Task brief >> Pull out exactly the lines from the line containing "Write the matplotlib code for this chart." to the line containing "mcl_nitrate = 10.0", both lines included, with pictures removed from the copy.
---- Data listing
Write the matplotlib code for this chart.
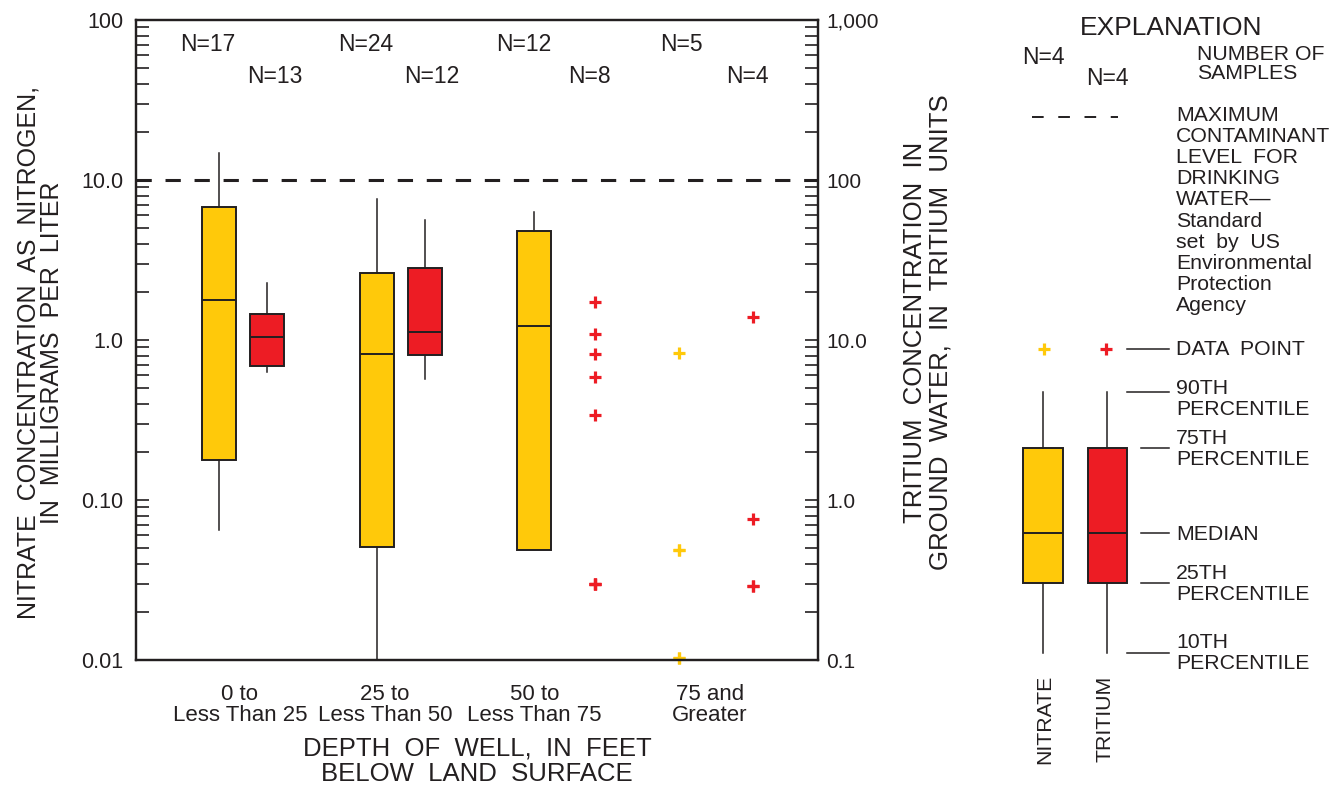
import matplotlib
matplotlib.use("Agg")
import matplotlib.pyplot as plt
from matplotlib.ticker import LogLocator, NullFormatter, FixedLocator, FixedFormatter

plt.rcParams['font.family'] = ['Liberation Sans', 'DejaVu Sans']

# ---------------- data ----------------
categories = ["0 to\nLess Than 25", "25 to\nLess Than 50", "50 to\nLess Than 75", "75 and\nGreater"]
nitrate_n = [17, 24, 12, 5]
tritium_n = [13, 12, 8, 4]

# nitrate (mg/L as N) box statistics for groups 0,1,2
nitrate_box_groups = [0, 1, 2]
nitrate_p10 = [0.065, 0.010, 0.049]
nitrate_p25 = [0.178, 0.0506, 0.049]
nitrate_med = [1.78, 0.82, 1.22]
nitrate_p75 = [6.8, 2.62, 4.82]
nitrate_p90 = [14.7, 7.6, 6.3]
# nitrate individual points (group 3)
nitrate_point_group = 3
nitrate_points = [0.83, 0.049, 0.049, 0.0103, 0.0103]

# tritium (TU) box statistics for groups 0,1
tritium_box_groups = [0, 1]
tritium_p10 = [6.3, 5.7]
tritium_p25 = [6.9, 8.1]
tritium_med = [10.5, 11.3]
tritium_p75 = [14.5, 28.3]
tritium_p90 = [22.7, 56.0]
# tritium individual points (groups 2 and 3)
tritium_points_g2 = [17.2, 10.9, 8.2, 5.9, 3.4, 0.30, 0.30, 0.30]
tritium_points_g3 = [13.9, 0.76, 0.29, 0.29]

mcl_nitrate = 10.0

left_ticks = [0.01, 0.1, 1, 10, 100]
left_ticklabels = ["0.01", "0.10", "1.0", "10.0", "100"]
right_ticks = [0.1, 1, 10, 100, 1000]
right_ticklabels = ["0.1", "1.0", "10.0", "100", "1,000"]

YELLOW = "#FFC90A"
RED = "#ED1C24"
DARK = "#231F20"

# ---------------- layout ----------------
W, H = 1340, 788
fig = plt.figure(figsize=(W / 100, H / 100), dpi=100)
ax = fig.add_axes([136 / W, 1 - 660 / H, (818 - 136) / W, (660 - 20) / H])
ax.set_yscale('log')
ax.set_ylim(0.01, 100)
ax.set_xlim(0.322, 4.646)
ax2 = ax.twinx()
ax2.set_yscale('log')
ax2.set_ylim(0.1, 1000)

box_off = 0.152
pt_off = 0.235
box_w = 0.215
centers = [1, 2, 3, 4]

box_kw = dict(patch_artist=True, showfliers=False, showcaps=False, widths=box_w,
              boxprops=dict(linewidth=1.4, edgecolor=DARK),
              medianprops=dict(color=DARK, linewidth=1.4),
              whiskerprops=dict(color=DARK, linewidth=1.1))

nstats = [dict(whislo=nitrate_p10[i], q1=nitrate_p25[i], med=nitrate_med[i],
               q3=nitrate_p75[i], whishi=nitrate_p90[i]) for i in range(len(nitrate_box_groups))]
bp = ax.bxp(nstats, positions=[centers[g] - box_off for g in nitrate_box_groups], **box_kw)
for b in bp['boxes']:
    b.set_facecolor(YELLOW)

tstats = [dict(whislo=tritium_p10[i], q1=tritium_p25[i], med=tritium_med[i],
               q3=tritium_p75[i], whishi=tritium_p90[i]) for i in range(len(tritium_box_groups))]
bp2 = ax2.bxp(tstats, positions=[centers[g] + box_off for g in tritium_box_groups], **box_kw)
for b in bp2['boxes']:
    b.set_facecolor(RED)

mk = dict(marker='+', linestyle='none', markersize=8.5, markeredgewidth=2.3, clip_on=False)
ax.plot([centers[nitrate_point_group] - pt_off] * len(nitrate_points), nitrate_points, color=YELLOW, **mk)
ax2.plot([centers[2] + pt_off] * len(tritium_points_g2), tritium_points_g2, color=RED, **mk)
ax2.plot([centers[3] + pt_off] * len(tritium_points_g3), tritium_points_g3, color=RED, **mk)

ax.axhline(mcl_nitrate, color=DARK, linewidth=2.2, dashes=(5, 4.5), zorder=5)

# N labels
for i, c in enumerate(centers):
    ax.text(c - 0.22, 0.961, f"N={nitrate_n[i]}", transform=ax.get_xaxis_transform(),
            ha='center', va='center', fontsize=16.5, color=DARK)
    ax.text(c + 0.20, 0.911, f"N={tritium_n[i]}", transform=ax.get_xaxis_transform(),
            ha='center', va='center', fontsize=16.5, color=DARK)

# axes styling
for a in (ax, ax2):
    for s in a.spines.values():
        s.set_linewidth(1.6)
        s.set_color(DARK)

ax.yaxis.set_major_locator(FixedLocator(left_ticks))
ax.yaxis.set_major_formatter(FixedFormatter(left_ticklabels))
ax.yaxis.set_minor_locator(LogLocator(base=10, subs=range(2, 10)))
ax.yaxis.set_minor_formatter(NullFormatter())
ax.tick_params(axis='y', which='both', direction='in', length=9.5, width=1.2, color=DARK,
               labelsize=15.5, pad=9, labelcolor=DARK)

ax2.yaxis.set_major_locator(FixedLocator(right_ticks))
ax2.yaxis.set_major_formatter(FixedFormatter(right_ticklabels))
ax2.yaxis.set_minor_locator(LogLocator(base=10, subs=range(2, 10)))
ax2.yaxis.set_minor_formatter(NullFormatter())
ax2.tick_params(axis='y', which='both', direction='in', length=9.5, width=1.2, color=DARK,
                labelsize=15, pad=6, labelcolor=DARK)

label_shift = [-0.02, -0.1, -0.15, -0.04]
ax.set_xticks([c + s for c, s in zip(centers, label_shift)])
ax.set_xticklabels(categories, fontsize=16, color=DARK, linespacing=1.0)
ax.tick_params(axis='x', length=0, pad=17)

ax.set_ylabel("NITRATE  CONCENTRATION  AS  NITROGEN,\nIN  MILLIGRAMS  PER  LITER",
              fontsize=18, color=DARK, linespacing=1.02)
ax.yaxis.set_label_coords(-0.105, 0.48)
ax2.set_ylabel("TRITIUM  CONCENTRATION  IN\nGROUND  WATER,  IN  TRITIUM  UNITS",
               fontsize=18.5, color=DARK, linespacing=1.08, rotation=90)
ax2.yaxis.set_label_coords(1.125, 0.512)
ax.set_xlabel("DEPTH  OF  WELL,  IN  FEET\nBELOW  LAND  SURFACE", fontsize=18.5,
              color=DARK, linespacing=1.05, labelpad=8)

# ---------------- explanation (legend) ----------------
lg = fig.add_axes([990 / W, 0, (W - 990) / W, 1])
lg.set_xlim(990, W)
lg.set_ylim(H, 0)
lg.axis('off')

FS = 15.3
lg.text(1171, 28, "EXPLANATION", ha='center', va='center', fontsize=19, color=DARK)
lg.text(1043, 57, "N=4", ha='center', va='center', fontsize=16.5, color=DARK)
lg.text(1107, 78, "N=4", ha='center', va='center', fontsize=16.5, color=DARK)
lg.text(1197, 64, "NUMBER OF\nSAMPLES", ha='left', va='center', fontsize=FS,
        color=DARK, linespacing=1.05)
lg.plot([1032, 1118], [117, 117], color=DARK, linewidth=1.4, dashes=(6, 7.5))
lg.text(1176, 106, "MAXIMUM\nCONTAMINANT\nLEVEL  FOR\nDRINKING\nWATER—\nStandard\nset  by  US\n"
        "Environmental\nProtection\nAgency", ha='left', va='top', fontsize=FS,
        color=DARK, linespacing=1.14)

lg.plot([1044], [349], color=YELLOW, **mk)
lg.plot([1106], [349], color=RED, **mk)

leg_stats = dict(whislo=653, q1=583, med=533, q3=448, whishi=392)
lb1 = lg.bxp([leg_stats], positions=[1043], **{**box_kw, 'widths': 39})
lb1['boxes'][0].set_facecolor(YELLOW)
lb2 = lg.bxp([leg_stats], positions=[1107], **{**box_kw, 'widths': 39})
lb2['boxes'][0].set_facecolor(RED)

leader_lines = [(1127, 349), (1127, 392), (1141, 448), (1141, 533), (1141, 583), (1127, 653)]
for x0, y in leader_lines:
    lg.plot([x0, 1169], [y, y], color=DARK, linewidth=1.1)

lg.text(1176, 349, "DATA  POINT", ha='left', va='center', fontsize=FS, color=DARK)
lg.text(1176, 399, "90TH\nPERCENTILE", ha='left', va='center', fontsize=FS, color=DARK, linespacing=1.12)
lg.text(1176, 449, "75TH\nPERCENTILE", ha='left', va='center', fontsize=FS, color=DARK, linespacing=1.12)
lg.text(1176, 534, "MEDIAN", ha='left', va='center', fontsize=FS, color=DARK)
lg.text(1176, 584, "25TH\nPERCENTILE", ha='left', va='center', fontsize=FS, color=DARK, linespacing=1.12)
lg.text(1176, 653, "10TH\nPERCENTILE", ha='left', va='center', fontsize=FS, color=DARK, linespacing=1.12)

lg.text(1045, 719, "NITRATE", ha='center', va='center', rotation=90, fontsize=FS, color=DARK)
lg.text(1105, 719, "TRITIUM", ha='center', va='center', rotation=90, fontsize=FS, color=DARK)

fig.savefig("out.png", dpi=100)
--------
---- Data listing
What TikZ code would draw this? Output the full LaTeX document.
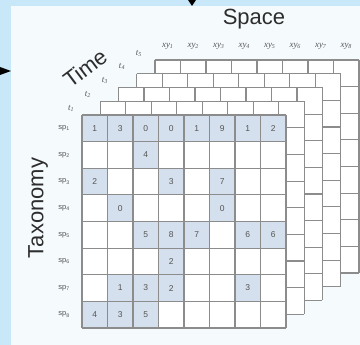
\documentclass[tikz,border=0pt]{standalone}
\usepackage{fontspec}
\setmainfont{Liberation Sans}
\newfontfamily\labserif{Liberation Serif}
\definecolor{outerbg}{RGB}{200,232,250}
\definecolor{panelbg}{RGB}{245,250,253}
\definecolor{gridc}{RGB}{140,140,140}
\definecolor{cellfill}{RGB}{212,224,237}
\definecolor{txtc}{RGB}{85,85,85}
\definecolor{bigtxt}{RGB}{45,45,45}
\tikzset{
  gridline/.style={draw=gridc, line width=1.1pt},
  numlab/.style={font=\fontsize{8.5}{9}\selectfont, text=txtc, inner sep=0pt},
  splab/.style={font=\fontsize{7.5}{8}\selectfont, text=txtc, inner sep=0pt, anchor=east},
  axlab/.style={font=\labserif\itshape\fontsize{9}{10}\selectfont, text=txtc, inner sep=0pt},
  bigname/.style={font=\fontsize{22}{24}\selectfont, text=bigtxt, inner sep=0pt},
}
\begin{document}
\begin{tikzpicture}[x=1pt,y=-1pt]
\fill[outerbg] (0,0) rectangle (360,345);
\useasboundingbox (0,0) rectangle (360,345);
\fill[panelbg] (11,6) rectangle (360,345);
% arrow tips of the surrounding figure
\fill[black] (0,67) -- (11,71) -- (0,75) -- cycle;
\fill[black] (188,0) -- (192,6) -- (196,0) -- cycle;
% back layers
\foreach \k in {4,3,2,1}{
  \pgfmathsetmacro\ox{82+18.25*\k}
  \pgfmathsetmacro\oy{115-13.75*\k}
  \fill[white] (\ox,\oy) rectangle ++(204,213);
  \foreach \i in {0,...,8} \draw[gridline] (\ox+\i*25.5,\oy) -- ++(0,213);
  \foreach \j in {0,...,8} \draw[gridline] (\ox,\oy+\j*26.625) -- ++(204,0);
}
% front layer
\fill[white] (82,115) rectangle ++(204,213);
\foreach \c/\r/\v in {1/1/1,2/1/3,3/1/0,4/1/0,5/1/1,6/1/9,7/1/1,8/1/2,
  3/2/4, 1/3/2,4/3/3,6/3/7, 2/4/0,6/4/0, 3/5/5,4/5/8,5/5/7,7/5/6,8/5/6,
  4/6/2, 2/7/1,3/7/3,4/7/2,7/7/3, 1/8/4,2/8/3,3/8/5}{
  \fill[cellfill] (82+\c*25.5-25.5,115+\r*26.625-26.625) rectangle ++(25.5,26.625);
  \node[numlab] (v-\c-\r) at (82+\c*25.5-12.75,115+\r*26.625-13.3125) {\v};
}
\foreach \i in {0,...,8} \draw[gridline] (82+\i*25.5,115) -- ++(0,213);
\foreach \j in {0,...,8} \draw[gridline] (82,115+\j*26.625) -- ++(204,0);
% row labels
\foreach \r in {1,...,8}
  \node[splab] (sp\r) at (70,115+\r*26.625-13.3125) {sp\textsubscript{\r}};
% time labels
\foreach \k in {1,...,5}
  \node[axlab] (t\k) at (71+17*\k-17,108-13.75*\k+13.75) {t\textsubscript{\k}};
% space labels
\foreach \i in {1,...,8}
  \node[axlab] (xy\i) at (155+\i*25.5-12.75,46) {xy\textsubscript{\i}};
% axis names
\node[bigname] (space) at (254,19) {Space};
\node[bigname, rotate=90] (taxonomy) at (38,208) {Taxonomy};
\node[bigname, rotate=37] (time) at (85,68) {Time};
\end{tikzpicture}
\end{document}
--------
---- Data listing
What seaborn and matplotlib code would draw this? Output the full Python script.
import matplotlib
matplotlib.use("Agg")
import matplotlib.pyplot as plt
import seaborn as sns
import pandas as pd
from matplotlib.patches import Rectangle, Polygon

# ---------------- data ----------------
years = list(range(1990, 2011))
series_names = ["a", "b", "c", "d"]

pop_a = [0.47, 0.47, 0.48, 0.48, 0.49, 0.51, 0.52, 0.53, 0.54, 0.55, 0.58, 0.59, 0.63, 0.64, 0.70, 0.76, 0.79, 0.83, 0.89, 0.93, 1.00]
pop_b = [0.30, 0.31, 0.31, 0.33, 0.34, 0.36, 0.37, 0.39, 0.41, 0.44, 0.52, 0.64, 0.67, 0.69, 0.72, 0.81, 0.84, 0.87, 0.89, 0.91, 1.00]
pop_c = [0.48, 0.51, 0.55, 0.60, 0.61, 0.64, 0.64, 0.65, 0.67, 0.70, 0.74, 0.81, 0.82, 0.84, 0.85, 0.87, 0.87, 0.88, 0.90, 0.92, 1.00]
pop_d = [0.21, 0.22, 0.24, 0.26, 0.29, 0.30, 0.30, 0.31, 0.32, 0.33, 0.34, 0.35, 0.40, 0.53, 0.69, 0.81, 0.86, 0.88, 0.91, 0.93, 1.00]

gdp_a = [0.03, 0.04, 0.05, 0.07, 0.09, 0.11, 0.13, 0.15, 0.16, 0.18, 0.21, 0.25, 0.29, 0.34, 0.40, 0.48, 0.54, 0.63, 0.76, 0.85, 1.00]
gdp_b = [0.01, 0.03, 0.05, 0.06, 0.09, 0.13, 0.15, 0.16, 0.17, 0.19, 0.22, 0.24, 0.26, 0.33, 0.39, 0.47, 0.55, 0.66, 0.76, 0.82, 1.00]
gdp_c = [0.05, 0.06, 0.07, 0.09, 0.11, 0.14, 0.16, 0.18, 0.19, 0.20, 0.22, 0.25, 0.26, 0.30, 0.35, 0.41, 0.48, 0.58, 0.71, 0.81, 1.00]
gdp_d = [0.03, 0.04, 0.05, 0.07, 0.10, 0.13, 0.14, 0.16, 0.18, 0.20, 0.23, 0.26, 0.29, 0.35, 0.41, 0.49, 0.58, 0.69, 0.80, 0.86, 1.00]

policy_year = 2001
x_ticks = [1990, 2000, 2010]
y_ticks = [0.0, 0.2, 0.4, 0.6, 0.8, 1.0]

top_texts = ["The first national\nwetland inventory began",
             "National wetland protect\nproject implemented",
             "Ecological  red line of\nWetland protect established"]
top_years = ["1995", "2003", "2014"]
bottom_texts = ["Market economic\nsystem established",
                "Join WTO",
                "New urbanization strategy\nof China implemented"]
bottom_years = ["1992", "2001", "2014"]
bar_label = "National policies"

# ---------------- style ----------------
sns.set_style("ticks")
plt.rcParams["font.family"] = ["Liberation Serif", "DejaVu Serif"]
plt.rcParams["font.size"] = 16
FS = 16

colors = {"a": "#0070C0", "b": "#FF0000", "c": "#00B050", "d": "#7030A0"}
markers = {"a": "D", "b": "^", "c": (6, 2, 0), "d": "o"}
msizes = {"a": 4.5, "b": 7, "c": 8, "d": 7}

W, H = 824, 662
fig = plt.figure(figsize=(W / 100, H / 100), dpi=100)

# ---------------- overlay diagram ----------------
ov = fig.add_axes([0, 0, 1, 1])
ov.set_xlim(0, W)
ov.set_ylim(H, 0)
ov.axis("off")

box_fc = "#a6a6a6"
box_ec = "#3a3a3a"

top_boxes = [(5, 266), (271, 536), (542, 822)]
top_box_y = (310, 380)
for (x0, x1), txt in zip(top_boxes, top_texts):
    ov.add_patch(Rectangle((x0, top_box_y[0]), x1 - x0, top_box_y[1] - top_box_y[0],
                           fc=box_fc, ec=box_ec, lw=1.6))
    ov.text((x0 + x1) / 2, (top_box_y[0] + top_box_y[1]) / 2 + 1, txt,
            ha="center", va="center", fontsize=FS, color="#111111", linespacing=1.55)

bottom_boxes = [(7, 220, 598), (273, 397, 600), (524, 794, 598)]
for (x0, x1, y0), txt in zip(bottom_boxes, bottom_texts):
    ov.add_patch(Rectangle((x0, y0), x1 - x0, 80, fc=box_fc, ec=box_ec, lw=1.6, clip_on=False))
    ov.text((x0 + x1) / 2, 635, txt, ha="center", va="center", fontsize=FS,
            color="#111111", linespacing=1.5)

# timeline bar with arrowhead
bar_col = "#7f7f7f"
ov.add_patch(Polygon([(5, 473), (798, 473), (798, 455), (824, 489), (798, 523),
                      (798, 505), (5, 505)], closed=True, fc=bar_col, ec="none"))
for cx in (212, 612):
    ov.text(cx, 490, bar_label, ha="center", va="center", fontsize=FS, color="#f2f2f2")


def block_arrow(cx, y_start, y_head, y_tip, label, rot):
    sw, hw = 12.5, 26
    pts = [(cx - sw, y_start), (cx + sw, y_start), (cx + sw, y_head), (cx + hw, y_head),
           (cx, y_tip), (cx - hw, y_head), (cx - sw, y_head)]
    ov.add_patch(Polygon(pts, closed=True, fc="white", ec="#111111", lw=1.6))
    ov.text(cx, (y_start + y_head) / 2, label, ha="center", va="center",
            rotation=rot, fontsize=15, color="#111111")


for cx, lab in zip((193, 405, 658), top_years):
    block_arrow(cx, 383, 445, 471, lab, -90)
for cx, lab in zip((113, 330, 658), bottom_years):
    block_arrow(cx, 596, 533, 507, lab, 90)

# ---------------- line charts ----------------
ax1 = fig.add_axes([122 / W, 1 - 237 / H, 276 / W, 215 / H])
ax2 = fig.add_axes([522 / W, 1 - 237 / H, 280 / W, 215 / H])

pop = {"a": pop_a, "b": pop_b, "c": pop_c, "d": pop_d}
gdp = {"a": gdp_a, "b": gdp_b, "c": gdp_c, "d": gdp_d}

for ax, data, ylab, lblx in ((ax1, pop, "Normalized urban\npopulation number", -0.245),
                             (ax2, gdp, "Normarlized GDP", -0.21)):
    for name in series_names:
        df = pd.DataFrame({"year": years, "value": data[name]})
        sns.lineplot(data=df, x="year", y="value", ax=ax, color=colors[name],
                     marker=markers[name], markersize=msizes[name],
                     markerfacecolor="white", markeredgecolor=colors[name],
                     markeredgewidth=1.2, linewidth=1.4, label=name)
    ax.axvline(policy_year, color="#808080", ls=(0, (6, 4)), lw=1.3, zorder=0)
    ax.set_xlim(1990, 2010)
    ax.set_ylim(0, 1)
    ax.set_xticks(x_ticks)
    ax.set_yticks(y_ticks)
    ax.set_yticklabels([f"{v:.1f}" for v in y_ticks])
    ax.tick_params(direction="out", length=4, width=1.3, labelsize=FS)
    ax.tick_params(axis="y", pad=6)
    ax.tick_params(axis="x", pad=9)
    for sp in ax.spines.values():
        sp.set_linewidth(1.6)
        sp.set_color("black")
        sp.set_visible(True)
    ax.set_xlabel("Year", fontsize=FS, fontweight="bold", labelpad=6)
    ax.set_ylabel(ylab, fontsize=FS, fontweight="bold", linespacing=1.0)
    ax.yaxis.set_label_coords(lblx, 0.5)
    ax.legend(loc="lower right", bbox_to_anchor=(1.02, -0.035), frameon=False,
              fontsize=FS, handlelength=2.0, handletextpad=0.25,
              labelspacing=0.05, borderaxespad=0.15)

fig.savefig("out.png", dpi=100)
--------
Exercise response >>
Write the matplotlib code for this chart.
import matplotlib
matplotlib.use("Agg")
import matplotlib.pyplot as plt
from matplotlib.ticker import LogLocator, NullFormatter, FixedLocator, FixedFormatter

plt.rcParams['font.family'] = ['Liberation Sans', 'DejaVu Sans']

# ---------------- data ----------------
categories = ["0 to\nLess Than 25", "25 to\nLess Than 50", "50 to\nLess Than 75", "75 and\nGreater"]
nitrate_n = [17, 24, 12, 5]
tritium_n = [13, 12, 8, 4]

# nitrate (mg/L as N) box statistics for groups 0,1,2
nitrate_box_groups = [0, 1, 2]
nitrate_p10 = [0.065, 0.010, 0.049]
nitrate_p25 = [0.178, 0.0506, 0.049]
nitrate_med = [1.78, 0.82, 1.22]
nitrate_p75 = [6.8, 2.62, 4.82]
nitrate_p90 = [14.7, 7.6, 6.3]
# nitrate individual points (group 3)
nitrate_point_group = 3
nitrate_points = [0.83, 0.049, 0.049, 0.0103, 0.0103]

# tritium (TU) box statistics for groups 0,1
tritium_box_groups = [0, 1]
tritium_p10 = [6.3, 5.7]
tritium_p25 = [6.9, 8.1]
tritium_med = [10.5, 11.3]
tritium_p75 = [14.5, 28.3]
tritium_p90 = [22.7, 56.0]
# tritium individual points (groups 2 and 3)
tritium_points_g2 = [17.2, 10.9, 8.2, 5.9, 3.4, 0.30, 0.30, 0.30]
tritium_points_g3 = [13.9, 0.76, 0.29, 0.29]

mcl_nitrate = 10.0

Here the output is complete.